KUALA LUMPUR (Sept 15): Lawyer Tan Sri Muhammad Shafee Abdullah will know on Oct 28 whether he has to enter his defence in his RM9.5 million corruption case.
Judge Datuk Muhammad Jamil Hussin set the date after hearing closing submissions from Shafee's lawyer and the prosecution at the High Court on Thursday (Sept 15).
Before the prosecution's case came to a close, deputy public prosecutor Afzainizam Abdul Aziz contended that Shafee had a duty to report the RM9.5 million he received from former prime minister Datuk Seri Najib Razak in two tranches in 2013 and 2014.
Shafee is facing two charges under the Income Tax Act 1967 for being allegedly involved in transactions of proceeds from unlawful activities and for making inaccurate statements to the Inland Revenue Board (IRB) by not declaring the payments he received in his 2014 or 2015 tax returns.
The lawyer also faces two money laundering charges involving the RM9.5 million.
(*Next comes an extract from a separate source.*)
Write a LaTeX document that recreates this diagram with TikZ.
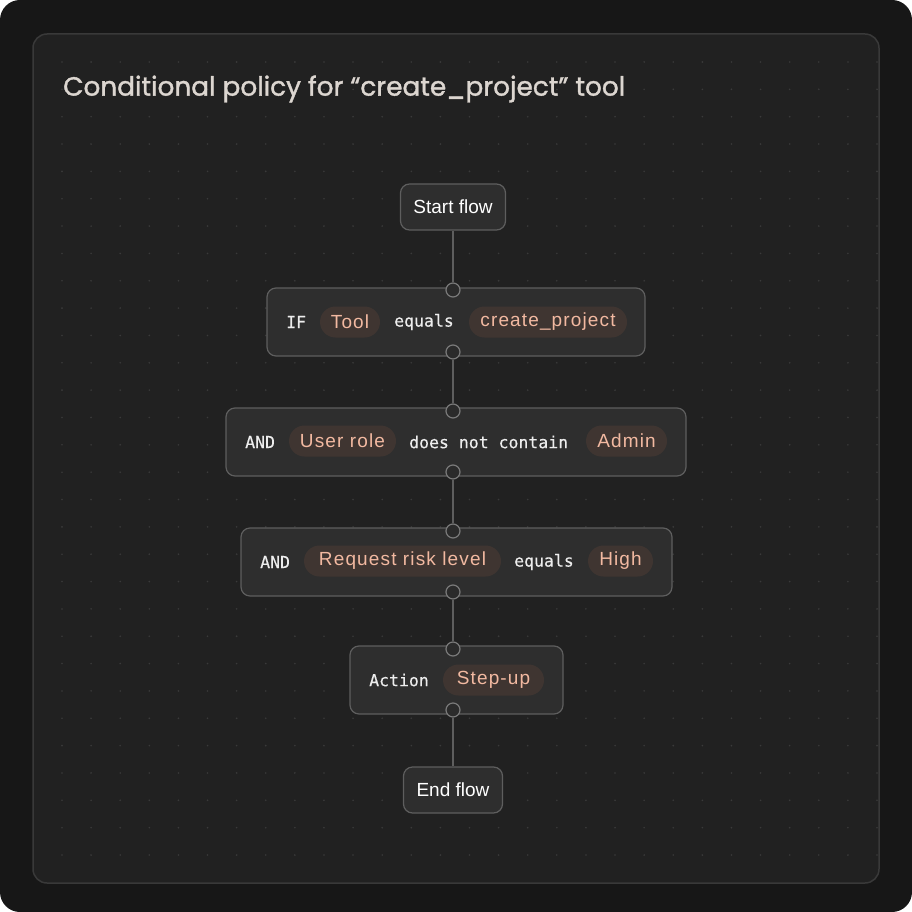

He is accused of breaching Section 4(1)(a) of Anti-Money Laundering, Anti-Terrorism Financing and Proceeds of Unlawful Activities Act 2001 by receiving proceeds from unlawful activities.
Afzainizam submitted that Shafee had a duty to report the income he had received to the IRB.
"He purposely didn't report the money because he used it for personal interests," the prosecutor said in his closing oral submissions.
Shafee's lawyer, Harvinderjit Singh, contended that the RM9.5 million Shafee received did not show any money laundering offence.
Harvinderjit also questioned why the Malaysian Anti-Corruption Commission (MACC) did not call Najib to get a statement from him as to what the money was for.
He said since the payments to Shafee were the basis of the charges, Najib's evidence would have been crucial to ascertain whether the payments were for legal fees or a loan.
Shafee claimed that the money was paid to him as legal fees for representing Barisan Nasional in 46 election petition cases from 2004 to 2006.
This was confirmed in court by MACC officer Mohamad Farid Jabar, who also said that these payments were taxable by the IRB.
Harvinderjit submitted that there was no money laundering offence involved and that the charges against Shafee are defective because of their wording.
He asserted that the money received by Shafee was for legitimate services rendered.
The trial began on May 21, 2021 with the prosecution calling eight witnesses to testify, before closing its case on May 12 this year.